State officials to vote on new curriculum

Massachusetts would prod high school students to take a set of rigorous classes to graduate, under a new proposal that is less aggressive than in other states that mandate college preparatory courses.

State education officials, who will present the proposal to the Board of Education today and seek approval in May or June, say that the coursework would be voluntary and similar to the requirements for admission to a state university. Massachusetts now mandates only that students pass physical education, civics, and the 10th-grade MCAS tests in English and math; a science test will be required in 2010. School committees set their own course requirements.

The proposed statewide curriculum, called MassCore, recommends four years of English; four years of math, including Algebra II; three years of lab science; three years of history; two years of the same foreign language; and electives.

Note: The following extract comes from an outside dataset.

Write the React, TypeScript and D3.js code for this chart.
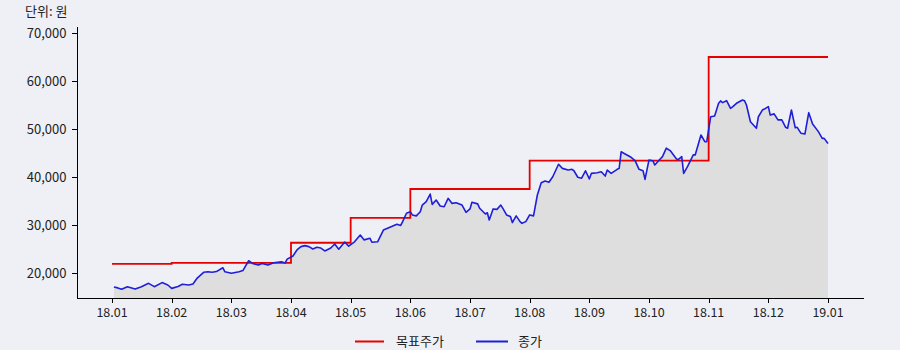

The push comes 14 years since the state's Education Reform Act, which set academic standards and led to MCAS testing. But business leaders and college presidents still raise concerns that many high school graduates are unprepared for college or work. More than 60 percent of new community college freshmen must enroll in at least one remedial class.

"This is a first step, but at some point it really needs to be mandatory," said Patricia F. Plummer, the state's higher education chancellor and cochairwoman of the committee that drafted the recommendations. "This really affects the kids from urban school systems more than anything else. What we're trying to do is make sure that they're well prepared, that they don't slip through the cracks."

A recent survey of 79 high schools, nearly a quarter of the state's public high schools, found that 70 percent of 2006 graduates completed the classes the state is pushing, compared to only 45 percent of students in urban schools.

Plummer said she hoped that Massachusetts would make the classes mandatory in three years. Then, she said, the state universities could toughen their admissions standards, including requiring a fourth year of math.

Education Commissioner David P. Driscoll, said he opposed mandating the courses. Instead, he supports rewarding students who complete them with credit toward the state's new Certificate of Mastery.

"I honestly think it works best when we as a state give strong direction, but don't make things mandatory unless we need to," Driscoll said.

Glenn Koocher, executive director of the Massachusetts Association of School Committees, also opposed requiring the classes. "We really feel that we're overloaded with mandates," he said.

But others prefer requiring the change.

State Senator Robert A. O'Leary, Democrat of Barnstable and chairman of the Joint Committee on Higher Education, recently submitted legislation to require four years of math and science for all students and said he hopes that lawmakers and others will begin debating it in coming months.

"This is the state that made public education what it is nationally," he said. "To me, we need to have this discussion."

David Hartleb, president of Northern Essex Community College in Haverhill and Lawrence, said that simply recommending the classes is not enough.

"If it isn't mandatory, you're still allowing people to graduate from high school not ready for college," Hartleb said. "When they get here, they still have real problems."

Nationally, 13 states have instituted tougher graduation requirements, and more than a dozen others are moving in that direction, according to Achieve Inc., a Washington-based nonprofit organization that seeks to help states raise academic standards and achievement. Some states allow students to opt out of the classes with parental permission, but want to make sure that all students have a chance to take them.

Michigan requires a college-prep curriculum for graduation beginning with the class of 2011, amid concern about the future workforce, as auto plants move jobs overseas and as unemployment rises.

"Michigan may be ahead of some of the other states because of our economic condition," said Jan Ellis, spokeswoman for the Michigan Department of Education. "We were so heavily reliant on automotive, and we recognized perhaps more keenly than other states that we are now a global economy. Our kids have to compete in it, and if we don't do something, then they won't be able to."